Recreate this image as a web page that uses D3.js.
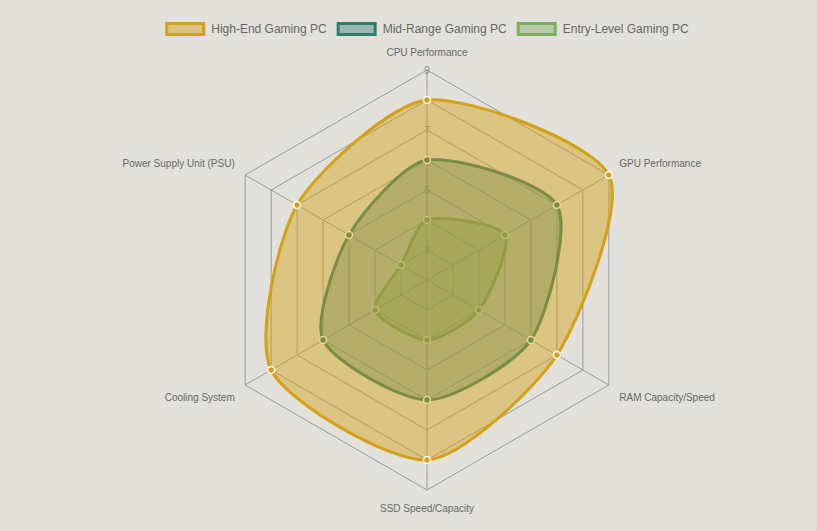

--

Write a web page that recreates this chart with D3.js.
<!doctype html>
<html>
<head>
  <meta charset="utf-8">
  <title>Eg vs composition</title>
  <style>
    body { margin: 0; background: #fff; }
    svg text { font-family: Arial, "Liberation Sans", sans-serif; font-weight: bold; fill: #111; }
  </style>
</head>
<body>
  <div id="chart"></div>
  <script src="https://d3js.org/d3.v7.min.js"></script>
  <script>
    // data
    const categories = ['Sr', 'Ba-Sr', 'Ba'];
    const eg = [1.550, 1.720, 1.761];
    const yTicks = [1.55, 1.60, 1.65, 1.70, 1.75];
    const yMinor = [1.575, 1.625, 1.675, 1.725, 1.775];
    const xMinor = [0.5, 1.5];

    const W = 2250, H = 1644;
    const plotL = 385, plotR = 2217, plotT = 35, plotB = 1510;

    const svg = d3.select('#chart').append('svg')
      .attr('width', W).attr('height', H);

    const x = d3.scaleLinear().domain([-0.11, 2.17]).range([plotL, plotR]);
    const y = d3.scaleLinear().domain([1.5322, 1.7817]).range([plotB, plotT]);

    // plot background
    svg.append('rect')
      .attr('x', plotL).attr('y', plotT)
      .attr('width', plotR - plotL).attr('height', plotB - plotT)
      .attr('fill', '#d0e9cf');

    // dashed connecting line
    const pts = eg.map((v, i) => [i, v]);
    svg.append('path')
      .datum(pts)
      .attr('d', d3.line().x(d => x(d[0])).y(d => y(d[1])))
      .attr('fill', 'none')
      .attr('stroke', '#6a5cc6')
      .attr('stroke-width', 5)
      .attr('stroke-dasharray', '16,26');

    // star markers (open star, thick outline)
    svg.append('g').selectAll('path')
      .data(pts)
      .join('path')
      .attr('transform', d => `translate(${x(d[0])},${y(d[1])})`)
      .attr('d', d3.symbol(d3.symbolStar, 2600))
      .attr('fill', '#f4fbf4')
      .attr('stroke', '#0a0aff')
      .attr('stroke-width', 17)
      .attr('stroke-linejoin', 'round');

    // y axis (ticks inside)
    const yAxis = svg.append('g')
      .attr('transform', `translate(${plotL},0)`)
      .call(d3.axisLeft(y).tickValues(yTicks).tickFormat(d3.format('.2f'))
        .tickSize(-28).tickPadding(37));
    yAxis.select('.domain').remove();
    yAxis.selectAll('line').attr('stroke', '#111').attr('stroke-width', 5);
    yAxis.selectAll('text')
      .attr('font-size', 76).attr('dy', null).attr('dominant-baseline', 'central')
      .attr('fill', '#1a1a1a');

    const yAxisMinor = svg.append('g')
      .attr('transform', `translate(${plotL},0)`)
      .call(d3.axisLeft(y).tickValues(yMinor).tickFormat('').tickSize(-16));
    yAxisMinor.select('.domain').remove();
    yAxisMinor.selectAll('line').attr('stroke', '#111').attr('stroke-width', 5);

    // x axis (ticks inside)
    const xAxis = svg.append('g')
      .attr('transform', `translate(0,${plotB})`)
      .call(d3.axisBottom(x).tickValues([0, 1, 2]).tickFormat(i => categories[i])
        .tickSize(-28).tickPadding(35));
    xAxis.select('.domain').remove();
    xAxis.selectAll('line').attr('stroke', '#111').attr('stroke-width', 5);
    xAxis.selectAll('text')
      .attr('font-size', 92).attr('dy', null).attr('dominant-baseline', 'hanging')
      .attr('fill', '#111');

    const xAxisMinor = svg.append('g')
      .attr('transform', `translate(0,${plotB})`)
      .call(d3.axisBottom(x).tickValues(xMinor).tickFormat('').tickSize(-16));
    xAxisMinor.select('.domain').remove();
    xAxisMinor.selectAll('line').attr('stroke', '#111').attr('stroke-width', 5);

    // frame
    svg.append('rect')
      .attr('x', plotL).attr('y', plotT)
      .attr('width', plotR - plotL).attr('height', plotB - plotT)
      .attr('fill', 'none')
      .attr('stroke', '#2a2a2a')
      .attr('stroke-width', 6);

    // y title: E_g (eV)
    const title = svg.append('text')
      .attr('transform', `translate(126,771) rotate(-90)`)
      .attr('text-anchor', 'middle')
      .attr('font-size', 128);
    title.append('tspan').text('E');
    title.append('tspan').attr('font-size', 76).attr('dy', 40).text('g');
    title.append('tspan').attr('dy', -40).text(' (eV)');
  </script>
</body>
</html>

* * *

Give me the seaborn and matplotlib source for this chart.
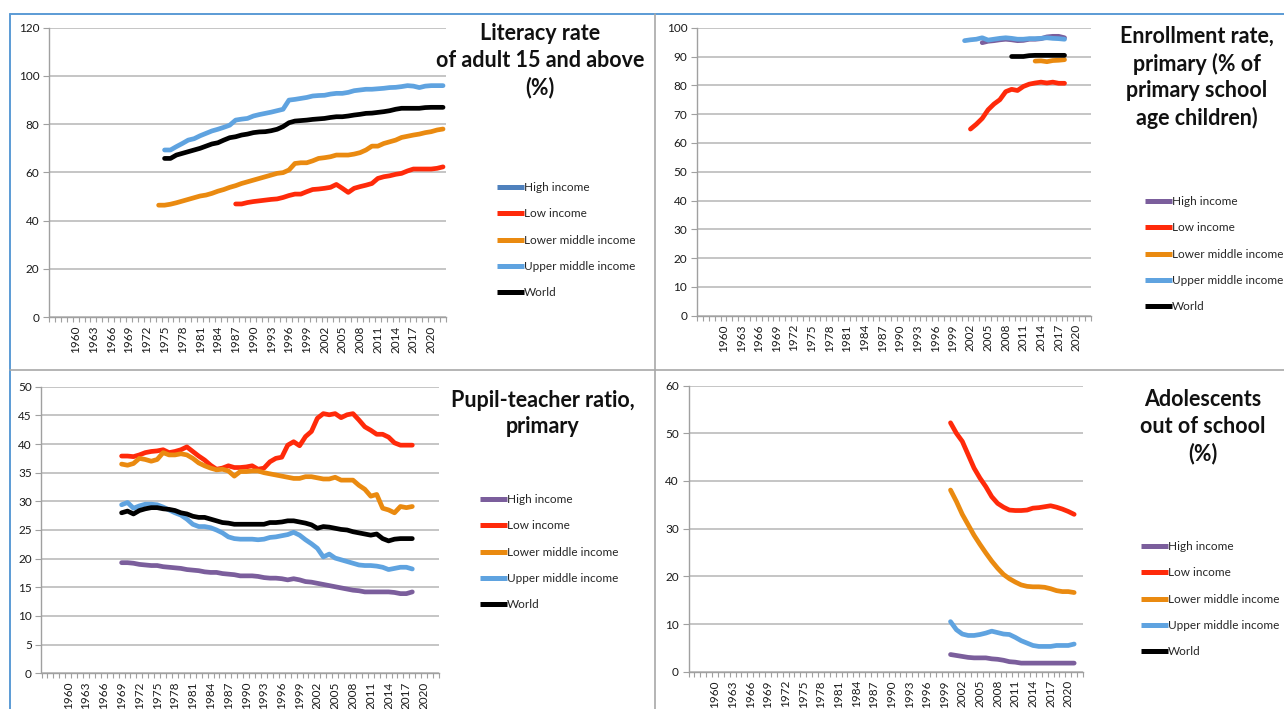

> _Short problem_
Report how many lines in the listing include the word "page". Give nothing but the count.

> _Exercise output_
2